D.h. ich habe drei Felder und ich kriege einen int value zwischen 1 und 3. je nachdem welcher int value gegeben wird, soll auf einem Feld die Operation ausgeführt werden. Das ganze möchte ich mit Polymorphie lösen, weil dieses if abfragen nicht objektorientiert sind. Am liebsten hätte ich gerne eine Spezialisierung von int 1, int 2 und int 3. Zu Not würde ich Wrapperklassen bauen. Aber für die Wrapperklassen bräuchte ich eine Methode, die den richtigen Untertyp ausgewählt, also für 1 WrapperOneInteger, für 2 WrapperTwoInteger usw.
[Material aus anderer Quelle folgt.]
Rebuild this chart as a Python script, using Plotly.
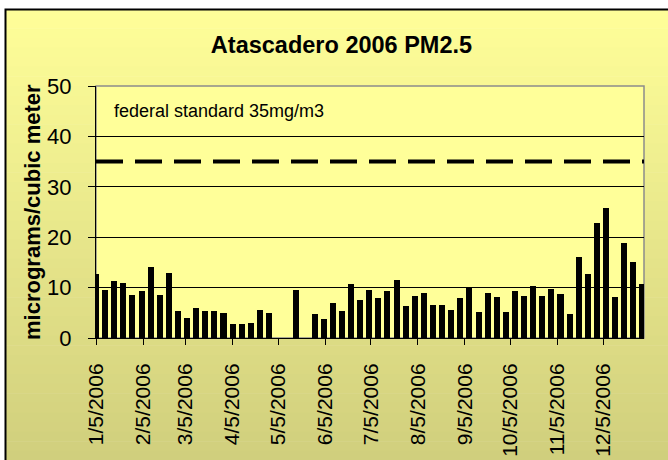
import plotly.graph_objects as go

# ---- data ----
sample_dates = [
    "2006-01-05", "2006-01-11", "2006-01-17", "2006-01-23", "2006-01-29",
    "2006-02-04", "2006-02-10", "2006-02-16", "2006-02-22", "2006-02-28",
    "2006-03-06", "2006-03-12", "2006-03-18", "2006-03-24", "2006-03-30",
    "2006-04-05", "2006-04-11", "2006-04-17", "2006-04-23", "2006-04-29",
    "2006-05-05", "2006-05-11", "2006-05-17", "2006-05-23", "2006-05-29",
    "2006-06-04", "2006-06-10", "2006-06-16", "2006-06-22", "2006-06-28",
    "2006-07-04", "2006-07-10", "2006-07-16", "2006-07-22", "2006-07-28",
    "2006-08-03", "2006-08-09", "2006-08-15", "2006-08-21", "2006-08-27",
    "2006-09-02", "2006-09-08", "2006-09-14", "2006-09-20", "2006-09-26",
    "2006-10-02", "2006-10-08", "2006-10-14", "2006-10-20", "2006-10-26",
    "2006-11-01", "2006-11-07", "2006-11-13", "2006-11-19", "2006-11-25",
    "2006-12-01", "2006-12-07", "2006-12-13", "2006-12-19", "2006-12-25",
    "2006-12-31",
]
pm25 = [
    12.7, 9.6, 11.4, 11.0, 8.6,
    9.4, 14.0, 8.6, 12.8, 5.3,
    4.0, 6.0, 5.3, 5.3, 5.0,
    2.7, 2.7, 3.0, 5.6, 5.0,
    None, None, 9.6, None, 4.7,
    3.7, 7.0, 5.3, 10.7, 7.6,
    9.6, 8.0, 9.3, 11.6, 6.3,
    8.3, 9.0, 6.6, 6.6, 5.6,
    8.0, 10.0, 5.1, 9.0, 8.1,
    5.1, 9.4, 8.4, 10.4, 8.4,
    9.8, 8.7, 4.7, 16.0, 12.7,
    22.8, 25.7, 8.1, 18.8, 15.1,
    10.7,
]
tick_dates = [
    "2006-01-05", "2006-02-05", "2006-03-05", "2006-04-05", "2006-05-05",
    "2006-06-05", "2006-07-05", "2006-08-05", "2006-09-05", "2006-10-05",
    "2006-11-05", "2006-12-05",
]
tick_labels = [
    "1/5/2006", "2/5/2006", "3/5/2006", "4/5/2006", "5/5/2006", "6/5/2006",
    "7/5/2006", "8/5/2006", "9/5/2006", "10/5/2006", "11/5/2006", "12/5/2006",
]
federal_standard = 35
standard_label = "federal standard 35mg/m3"
title_text = "Atascadero 2006 PM2.5"
y_title = "micrograms/cubic meter"

# ---- layout geometry ----
W, H = 668, 460
L, R, T, B = 96, 24, 86, 122
PW, PH = W - L - R, H - T - B
FONT = "Arial, Liberation Sans, sans-serif"


def px_x(px):
    return (px - L) / PW


def px_y(py):
    return (H - B - py) / PH


fig = go.Figure()
fig.add_trace(go.Bar(
    x=sample_dates, y=pm25,
    marker=dict(color="black", line=dict(width=0)),
    width=4 * 86400000,
    showlegend=False,
))

shapes = []
# background gradient (outer chart area)
top_c = (255, 255, 153)
bot_c = (207, 205, 124)
y_start, y_end = 9, 470
n = 48
for i in range(n):
    a = y_start + (y_end - y_start) * i / n
    b = y_start + (y_end - y_start) * (i + 1) / n
    f = (i + 0.5) / n
    c = tuple(round(top_c[j] + (bot_c[j] - top_c[j]) * f) for j in range(3))
    shapes.append(dict(
        type="rect", xref="paper", yref="paper", layer="below",
        x0=px_x(5), x1=px_x(690), y0=px_y(b + 0.6), y1=px_y(a),
        fillcolor="rgb(%d,%d,%d)" % c, line=dict(width=0),
    ))
# outer frame
shapes.append(dict(
    type="rect", xref="paper", yref="paper", layer="below",
    x0=px_x(5.5), x1=px_x(700), y0=px_y(480), y1=px_y(9.5),
    fillcolor="rgba(0,0,0,0)", line=dict(color="black", width=2),
))
# plot area
shapes.append(dict(
    type="rect", xref="paper", yref="paper", layer="below",
    x0=0, x1=1, y0=0, y1=1,
    fillcolor="#FFFF99", line=dict(color="#8c8c8c", width=1.5),
))
# federal standard dashed line
shapes.append(dict(
    type="line", xref="paper", yref="y", layer="above",
    x0=0, x1=1, y0=federal_standard, y1=federal_standard,
    line=dict(color="black", width=4, dash="27px,12px"),
))

annotations = [
    dict(text=standard_label, xref="paper", yref="y",
         x=px_x(219), y=45.0, xanchor="center", yanchor="middle",
         showarrow=False, font=dict(family=FONT, size=18, color="black")),
    dict(text="<b>" + y_title + "</b>", xref="paper", yref="paper",
         x=px_x(32), y=px_y(212), xanchor="center", yanchor="middle",
         textangle=-90, showarrow=False,
         font=dict(family=FONT, size=22, color="black")),
]

fig.update_layout(
    width=W, height=H,
    margin=dict(l=L, r=R, t=T, b=B, pad=0),
    paper_bgcolor="white",
    plot_bgcolor="rgba(0,0,0,0)",
    title=dict(text="<b>" + title_text + "</b>", xref="container", yref="container",
               x=341.5 / W, y=1 - 45 / H, xanchor="center", yanchor="middle",
               font=dict(family=FONT, size=23.5, color="black")),
    shapes=shapes,
    annotations=annotations,
    bargap=0,
    xaxis=dict(
        type="date",
        range=["2006-01-05", "2007-01-01"],
        tickmode="array", tickvals=tick_dates, ticktext=tick_labels,
        tickangle=-90,
        ticks="outside", ticklen=6, tickcolor="black", tickwidth=1,
        showgrid=False, zeroline=False,
        showline=True, linecolor="black", linewidth=1,
        tickfont=dict(family=FONT, size=21, color="black"),
        ticklabelstandoff=10,
        automargin=False,
    ),
    yaxis=dict(
        range=[0, 50], dtick=10, tick0=0,
        ticks="outside", ticklen=7, tickcolor="black", tickwidth=1,
        showgrid=True, gridcolor="black", gridwidth=1,
        zeroline=False,
        showline=True, linecolor="black", linewidth=1,
        tickfont=dict(family=FONT, size=22, color="black"),
        ticklabelstandoff=12,
        automargin=False,
    ),
)

fig.write_html("out.html", config={"displayModeBar": False},
               post_script="document.body.style.margin='0';")
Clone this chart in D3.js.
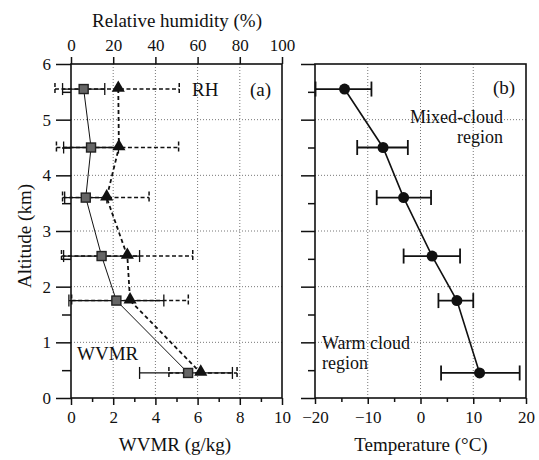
<!DOCTYPE html>
<html>
<head>
<meta charset="utf-8">
<script src="https://cdn.jsdelivr.net/npm/d3@7"></script>
<style>
body { margin:0; background:#fff; }
</style>
</head>
<body>
<svg id="chart" width="539" height="460"></svg>
<script>
//## data
var altitude = [5.55, 4.5, 3.6, 2.55, 1.75, 0.45]; // km
var wvmr   = [0.6, 0.95, 0.7, 1.45, 2.15, 5.55];   // g/kg
var wvmrLo = [-0.4, -0.35, -0.3, -0.35, -0.1, 3.25];
var wvmrHi = [1.6, 2.25, 1.7, 3.25, 4.4, 7.65];
var rh   = [22.4, 22.7, 16.9, 26.7, 28, 61.5];      // %
var rhLo = [-7.6, -6.9, -4, -4.5, 0.3, 46.4];
var rhHi = [51.3, 51, 37, 57.7, 55.6, 78.7];
var temp   = [-14.4, -7.1, -3.2, 2.2, 6.9, 11.2];   // deg C
var tempLo = [-19.9, -12, -8.3, -3.2, 3.4, 3.9];
var tempHi = [-9.3, -2.4, 2.0, 7.5, 10, 18.8];

var altTicks = [0, 1, 2, 3, 4, 5, 6];
var wvmrTicks = [0, 2, 4, 6, 8, 10];
var rhTicks = [0, 20, 40, 60, 80, 100];
var tempTicks = [-20, -10, 0, 10, 20];

var serif = "'Liberation Serif', 'Times New Roman', 'DejaVu Serif', serif";
var svg = d3.select("#chart");

//## scales
var y = d3.scaleLinear().domain([0, 6]).range([398, 64]);
var xW = d3.scaleLinear().domain([0, 10]).range([71, 282]);
var xR = d3.scaleLinear().domain([0, 100]).range([71, 282]);
var xT = d3.scaleLinear().domain([-20, 20]).range([315, 526]);

//## grid + frame for a panel
function drawPanel(x, xticks) {
    var g = svg.append("g");
    var x0 = x.range()[0], x1 = x.range()[1];
    g.selectAll(".hg").data(altTicks.slice(1, -1)).enter().append("line")
        .attr("x1", x0).attr("x2", x1)
        .attr("y1", function(d){ return y(d); }).attr("y2", function(d){ return y(d); })
        .attr("stroke", "#777").attr("stroke-width", 1).attr("stroke-dasharray", "1,2");
    g.selectAll(".vg").data(xticks.slice(1, -1)).enter().append("line")
        .attr("x1", function(d){ return x(d); }).attr("x2", function(d){ return x(d); })
        .attr("y1", y(6)).attr("y2", y(0))
        .attr("stroke", "#777").attr("stroke-width", 1).attr("stroke-dasharray", "1,2");
    g.append("rect")
        .attr("x", x0).attr("y", y(6))
        .attr("width", x1 - x0).attr("height", y(0) - y(6))
        .attr("fill", "none").attr("stroke", "#111").attr("stroke-width", 1.6);
    return g;
}
drawPanel(xW, wvmrTicks);
drawPanel(xT, tempTicks);

//## axes
function styleAxis(g) {
    g.attr("font-family", null);
    g.select(".domain").remove();
    g.selectAll(".tick line").attr("stroke", "#111").attr("stroke-width", 1.5);
    g.selectAll(".tick text")
        .style("font-family", serif)
        .style("font-size", "17px").attr("fill", "#111");
}
var leftA = svg.append("g").attr("transform", "translate(71,0)")
    .call(d3.axisLeft(y).tickValues(altTicks).tickSize(15).tickPadding(5).tickFormat(d3.format("d")));
styleAxis(leftA);
var leftMinor = svg.append("g").attr("transform", "translate(71,0)")
    .call(d3.axisLeft(y).tickValues([0.5, 1.5, 2.5, 3.5, 4.5, 5.5]).tickSize(9).tickFormat(""));
styleAxis(leftMinor);

var leftB = svg.append("g").attr("transform", "translate(315,0)")
    .call(d3.axisLeft(y).tickValues(altTicks).tickSize(14).tickFormat(""));
styleAxis(leftB);
var leftBMinor = svg.append("g").attr("transform", "translate(315,0)")
    .call(d3.axisLeft(y).tickValues([0.5, 1.5, 2.5, 3.5, 4.5, 5.5]).tickSize(7).tickFormat(""));
styleAxis(leftBMinor);

var botA = svg.append("g").attr("transform", "translate(0,398)")
    .call(d3.axisBottom(xW).tickValues(wvmrTicks).tickSize(7).tickPadding(6));
styleAxis(botA);
var botAMinor = svg.append("g").attr("transform", "translate(0,398)")
    .call(d3.axisBottom(xW).tickValues([1, 3, 5, 7, 9]).tickSize(4).tickFormat(""));
styleAxis(botAMinor);

var botB = svg.append("g").attr("transform", "translate(0,398)")
    .call(d3.axisBottom(xT).tickValues(tempTicks).tickSize(6).tickPadding(7)
        .tickFormat(function(d){ return d < 0 ? "\u2212" + Math.abs(d) : d; }));
styleAxis(botB);
var botBMinor = svg.append("g").attr("transform", "translate(0,398)")
    .call(d3.axisBottom(xT).tickValues([-15, -5, 5, 15]).tickSize(4).tickFormat(""));
styleAxis(botBMinor);

var topA = svg.append("g").attr("transform", "translate(0,64)")
    .call(d3.axisTop(xR).tickValues(rhTicks).tickSize(7).tickPadding(6));
styleAxis(topA);

//## text helper
function note(x, yy, txt, anchor, size) {
    return svg.append("text").attr("x", x).attr("y", yy)
        .attr("text-anchor", anchor || "start")
        .style("font-family", serif)
        .style("font-size", (size || 19) + "px")
        .attr("fill", "#111").text(txt);
}

//## axis titles
note(177, 27, "Relative humidity (%)", "middle");
note(175, 451, "WVMR (g/kg)", "middle");
note(421, 451, "Temperature (\u00b0C)", "middle");
note(0, 0, "Altitude (km)", "middle").attr("transform", "translate(31,236) rotate(-90)");

//## error bars
function errBars(xs, lo, hi, dashed, capH, width) {
    var g = svg.append("g");
    var idx = d3.range(altitude.length);
    var dash = dashed ? "4,2.5" : null;
    g.selectAll(".eb").data(idx).enter().append("line")
        .attr("x1", function(i){ return xs(lo[i]); }).attr("x2", function(i){ return xs(hi[i]); })
        .attr("y1", function(i){ return y(altitude[i]); }).attr("y2", function(i){ return y(altitude[i]); })
        .attr("stroke", "#111").attr("stroke-width", width).attr("stroke-dasharray", dash);
    [lo, hi].forEach(function(arr) {
        g.selectAll(".cap").data(idx).enter().append("line")
            .attr("x1", function(i){ return xs(arr[i]); }).attr("x2", function(i){ return xs(arr[i]); })
            .attr("y1", function(i){ return y(altitude[i]) - capH / 2; })
            .attr("y2", function(i){ return y(altitude[i]) + capH / 2; })
            .attr("stroke", "#111").attr("stroke-width", width)
            .attr("stroke-dasharray", dashed ? "4,2" : null);
    });
}
errBars(xR, rhLo, rhHi, true, 12, 1.5);
errBars(xW, wvmrLo, wvmrHi, false, 12, 1.3);
errBars(xT, tempLo, tempHi, false, 15, 1.8);

//## connecting lines
var idx = d3.range(altitude.length);
svg.append("path").datum(idx)
    .attr("d", d3.line().x(function(i){ return xW(wvmr[i]); }).y(function(i){ return y(altitude[i]); }))
    .attr("fill", "none").attr("stroke", "#111").attr("stroke-width", 1);
svg.append("path").datum(idx)
    .attr("d", d3.line().x(function(i){ return xR(rh[i]); }).y(function(i){ return y(altitude[i]); }))
    .attr("fill", "none").attr("stroke", "#111").attr("stroke-width", 1.8).attr("stroke-dasharray", "4,3");
svg.append("path").datum(idx)
    .attr("d", d3.line().x(function(i){ return xT(temp[i]); }).y(function(i){ return y(altitude[i]); }))
    .attr("fill", "none").attr("stroke", "#111").attr("stroke-width", 1.6);

//## markers
svg.selectAll(".sq").data(idx).enter().append("rect")
    .attr("x", function(i){ return xW(wvmr[i]) - 4.5; })
    .attr("y", function(i){ return y(altitude[i]) - 4.5; })
    .attr("width", 9).attr("height", 9)
    .attr("fill", "#666").attr("stroke", "#222").attr("stroke-width", 1.4);
var tri = d3.symbol().type(d3.symbolTriangle).size(75);
svg.selectAll(".tri").data(idx).enter().append("path")
    .attr("d", tri)
    .attr("transform", function(i){ return "translate(" + xR(rh[i]) + "," + (y(altitude[i]) - 1) + ")"; })
    .attr("fill", "#111");
svg.selectAll(".dot").data(idx).enter().append("circle")
    .attr("cx", function(i){ return xT(temp[i]); })
    .attr("cy", function(i){ return y(altitude[i]); })
    .attr("r", 5.5).attr("fill", "#111");

//## annotations
note(192, 96, "RH");
note(250, 96, "(a)");
note(493, 94, "(b)");
note(77, 360, "WVMR");
note(503, 123, "Mixed-cloud", "end", 18);
note(503, 143, "region", "end", 18);
note(322, 349, "Warm cloud", "start", 18);
note(322, 369, "region", "start", 18);
</script>
</body>
</html>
Wenn ich aber wie oben gepostet den switch Code verwende, kann ich ja gleich die if Abfragen wie aus diesem Beispiel machen. 

Wie würde man das Problem elegant objektorientiert lösen?


----------



## bygones (30. Okt 2012)

schonmal was von Interface gehoert ? What Is an Interface? (The Java™ Tutorials > Learning the Java Language > Object-Oriented Programming Concepts)


----------



## Rudolf (30. Okt 2012)

bygones hat gesagt.:


> schonmal was von Interface gehoert ? What Is an Interface? (The Java™ Tutorials > Learning the Java Language > Object-Oriented Programming Concepts)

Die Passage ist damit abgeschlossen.